## START Information supplied

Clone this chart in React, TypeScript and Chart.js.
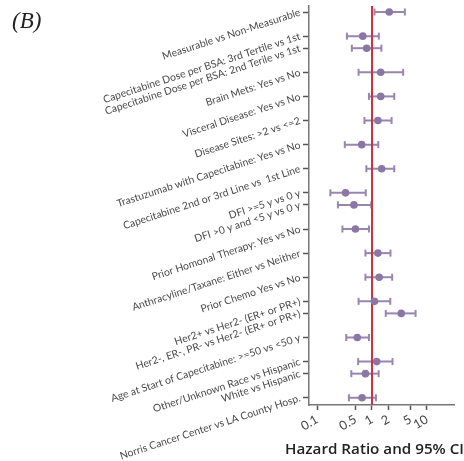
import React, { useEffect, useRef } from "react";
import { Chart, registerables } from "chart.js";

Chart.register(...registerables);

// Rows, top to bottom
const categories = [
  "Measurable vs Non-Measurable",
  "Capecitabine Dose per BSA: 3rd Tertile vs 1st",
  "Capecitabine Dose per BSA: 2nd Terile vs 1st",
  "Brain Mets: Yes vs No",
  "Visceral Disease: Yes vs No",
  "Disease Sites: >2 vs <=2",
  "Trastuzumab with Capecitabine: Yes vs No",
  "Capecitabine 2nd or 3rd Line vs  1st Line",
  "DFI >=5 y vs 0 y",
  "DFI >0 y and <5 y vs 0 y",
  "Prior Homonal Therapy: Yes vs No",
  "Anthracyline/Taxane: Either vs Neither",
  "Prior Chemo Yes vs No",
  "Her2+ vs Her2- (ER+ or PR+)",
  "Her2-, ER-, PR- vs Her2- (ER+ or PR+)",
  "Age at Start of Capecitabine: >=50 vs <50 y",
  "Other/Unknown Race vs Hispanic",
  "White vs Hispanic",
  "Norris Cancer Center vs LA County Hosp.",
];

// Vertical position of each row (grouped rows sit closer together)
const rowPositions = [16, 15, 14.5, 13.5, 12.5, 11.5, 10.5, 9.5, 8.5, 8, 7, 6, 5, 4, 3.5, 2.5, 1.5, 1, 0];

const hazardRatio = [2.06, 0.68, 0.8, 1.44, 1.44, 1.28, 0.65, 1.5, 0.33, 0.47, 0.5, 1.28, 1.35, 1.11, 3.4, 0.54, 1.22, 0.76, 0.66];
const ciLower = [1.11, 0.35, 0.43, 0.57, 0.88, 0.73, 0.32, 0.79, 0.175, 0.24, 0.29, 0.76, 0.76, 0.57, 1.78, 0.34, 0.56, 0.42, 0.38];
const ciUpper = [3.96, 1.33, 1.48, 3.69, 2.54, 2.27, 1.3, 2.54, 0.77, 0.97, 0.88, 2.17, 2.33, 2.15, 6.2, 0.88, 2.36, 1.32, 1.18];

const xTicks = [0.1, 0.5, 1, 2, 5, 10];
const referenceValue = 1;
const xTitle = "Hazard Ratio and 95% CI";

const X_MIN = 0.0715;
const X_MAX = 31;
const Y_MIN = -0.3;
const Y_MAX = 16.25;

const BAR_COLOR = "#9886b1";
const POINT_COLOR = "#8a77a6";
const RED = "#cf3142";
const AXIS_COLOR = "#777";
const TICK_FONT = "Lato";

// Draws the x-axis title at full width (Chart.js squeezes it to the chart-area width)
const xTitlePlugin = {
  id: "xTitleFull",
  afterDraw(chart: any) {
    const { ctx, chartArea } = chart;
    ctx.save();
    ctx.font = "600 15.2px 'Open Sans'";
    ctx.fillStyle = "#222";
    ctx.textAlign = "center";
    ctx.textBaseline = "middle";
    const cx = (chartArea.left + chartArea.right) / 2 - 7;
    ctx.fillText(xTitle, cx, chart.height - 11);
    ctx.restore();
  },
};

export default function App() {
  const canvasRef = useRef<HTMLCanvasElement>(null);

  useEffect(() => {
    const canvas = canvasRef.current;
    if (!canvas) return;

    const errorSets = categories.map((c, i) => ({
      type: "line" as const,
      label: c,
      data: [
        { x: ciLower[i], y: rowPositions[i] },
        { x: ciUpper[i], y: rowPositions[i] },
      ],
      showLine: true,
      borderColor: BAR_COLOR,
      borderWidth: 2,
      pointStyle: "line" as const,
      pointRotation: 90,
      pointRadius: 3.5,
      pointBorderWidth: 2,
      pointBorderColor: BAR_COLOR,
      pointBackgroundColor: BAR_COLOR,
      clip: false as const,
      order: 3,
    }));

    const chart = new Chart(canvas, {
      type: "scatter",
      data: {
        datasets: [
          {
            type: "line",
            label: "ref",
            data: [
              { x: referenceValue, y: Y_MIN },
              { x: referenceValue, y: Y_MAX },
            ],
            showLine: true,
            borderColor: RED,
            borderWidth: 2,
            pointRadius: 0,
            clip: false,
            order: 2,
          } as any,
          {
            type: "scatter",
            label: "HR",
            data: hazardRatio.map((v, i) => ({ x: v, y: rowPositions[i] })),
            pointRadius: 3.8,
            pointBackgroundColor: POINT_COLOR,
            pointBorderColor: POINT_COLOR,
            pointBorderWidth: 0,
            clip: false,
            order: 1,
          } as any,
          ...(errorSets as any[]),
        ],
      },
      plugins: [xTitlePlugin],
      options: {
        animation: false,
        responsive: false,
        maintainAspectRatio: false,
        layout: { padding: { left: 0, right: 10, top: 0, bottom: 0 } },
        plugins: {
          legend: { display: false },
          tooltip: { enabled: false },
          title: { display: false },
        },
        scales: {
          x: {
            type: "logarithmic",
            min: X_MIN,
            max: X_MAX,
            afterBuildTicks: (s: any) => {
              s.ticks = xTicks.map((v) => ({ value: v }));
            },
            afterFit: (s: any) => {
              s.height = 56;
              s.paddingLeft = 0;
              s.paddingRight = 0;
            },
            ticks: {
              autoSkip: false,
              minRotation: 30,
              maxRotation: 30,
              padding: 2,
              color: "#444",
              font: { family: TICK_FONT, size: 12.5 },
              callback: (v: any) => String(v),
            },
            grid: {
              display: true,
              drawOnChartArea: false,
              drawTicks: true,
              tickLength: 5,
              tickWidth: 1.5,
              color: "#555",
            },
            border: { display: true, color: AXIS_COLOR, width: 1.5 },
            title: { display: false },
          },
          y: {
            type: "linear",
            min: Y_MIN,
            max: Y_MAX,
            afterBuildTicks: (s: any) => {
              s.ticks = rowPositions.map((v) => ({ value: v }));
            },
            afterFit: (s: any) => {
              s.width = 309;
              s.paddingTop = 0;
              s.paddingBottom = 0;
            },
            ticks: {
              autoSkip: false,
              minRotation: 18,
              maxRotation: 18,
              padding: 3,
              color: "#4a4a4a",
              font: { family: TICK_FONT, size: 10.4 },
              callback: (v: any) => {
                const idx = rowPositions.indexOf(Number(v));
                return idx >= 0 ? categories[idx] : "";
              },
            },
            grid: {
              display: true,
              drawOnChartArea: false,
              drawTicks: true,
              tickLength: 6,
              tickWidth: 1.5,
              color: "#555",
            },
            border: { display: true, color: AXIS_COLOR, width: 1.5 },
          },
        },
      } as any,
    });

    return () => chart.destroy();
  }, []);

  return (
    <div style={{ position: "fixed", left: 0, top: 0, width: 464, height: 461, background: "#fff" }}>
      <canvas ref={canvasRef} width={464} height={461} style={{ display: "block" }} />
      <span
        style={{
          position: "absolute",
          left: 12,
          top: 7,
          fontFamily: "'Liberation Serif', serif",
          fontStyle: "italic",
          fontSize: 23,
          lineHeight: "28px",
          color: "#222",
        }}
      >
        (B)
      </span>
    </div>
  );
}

## END Information supplied

Instruction:
Exactly reproduce the run of lines from the start of the listing through the line with "Chart.register(...registerables);", inclusive; pictures are not copied.

Exercise solution:
Clone this chart in React, TypeScript and Chart.js.
import React, { useEffect, useRef } from "react";
import { Chart, registerables } from "chart.js";

Chart.register(...registerables);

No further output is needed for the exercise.